Sales people are the group that are most likely paid on some commission structure. Within the idea of commission for sales are many ways that companies pay sales people. Most new sales people will start on salary with the goal of taking them to commission in 6 months or less. Regardless of how you chose to pay your sales people you are paying them a percentage of your income. When you pay commission for sales it should always be on the net and not the gross. If that percentage is over 6% then you are paying them too much for their performance.
Approaches to Commission Sales
Salary plus Commission: This approach does not produce much better results in overall sales than a straight salary approach. The commission part is usually focused on some area that the sales group needs to improve in such as warranty sales. But it rarely has the intended affect because it is not a big enough plus or minus to get the sales group to change their performance.
Straight Commission: This is the simplest and easiest to do and therefore is easier for everyone to track and pay. However, straight commission usually fails in producing the “value added” work that a modern-day facility needs to be profitable. Sales people on this commission structure may produce good results for in-stock sales, but not for the other revenue streams that are available and needed.
Independent Commission: This approach usually has a different percent for each revenue stream. Example:
• In Stock – 6%
• Out of Stock – 15% of net brokered/aftermarket/remanufactured
• Warranty – 15% of net warranty
• Freight – 10% of net
• Core Deposit 10% of gross
This approach is fairly common in the industry, but in many cases, it doesn’t get the intended effect of more sales. When we talk to companies who have this type of commission structure what we find many times is that management thinks their sales group understands how they make money. However, when we talked to the sales group they can’t tell us how they get paid. It may look simple, but many people don’t understand percentages. What happens is that most sales people on this type of commission focus on in-stock sales and maybe brokered sales, but not much on the other revenue streams. They can still make a reasonable wage, but just selling what the owner is buying.

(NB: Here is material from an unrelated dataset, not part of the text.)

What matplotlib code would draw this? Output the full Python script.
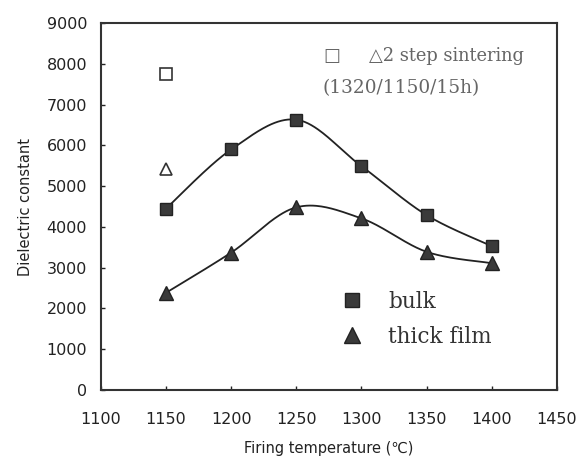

Blended or Holistic Commission: In this commission structure performance in any one revenue stream has a positive or negative impact on the all other revenue streams. It also is stated with a numerical sales goal in each area. The sales person does not need to compute any percentages. They just need to hit the stated number. Example:
• Hit all 5 goals – 5% for total net sales
• Hit 4 goals – 4.75% net sales
• Hit three goals – 4.5% net sales
• Hit two goals – 4.25%
• Hit one goal – 4%
• Hit no goals – your fired
Not selling enough warranties or collecting enough freight would cost the sales person a half percent on their overall net sales. Example:
• $80,000 net sales
- 5% = $4,000
- 4.5% = $3600
• Impact of $400 in commission.
When setting the goals you will need to set numerical goals that increases your sales person performance, but also goals that are not out of reach. The goals will have to be individualized to each sales persons strengths and weaknesses. Out-of-stock sales will have a numerical goal plus an expectation of percentage net profit on those transactions. We would also tell the sales group that the goals are subject to change as they grow in sales and as the company grows in sales.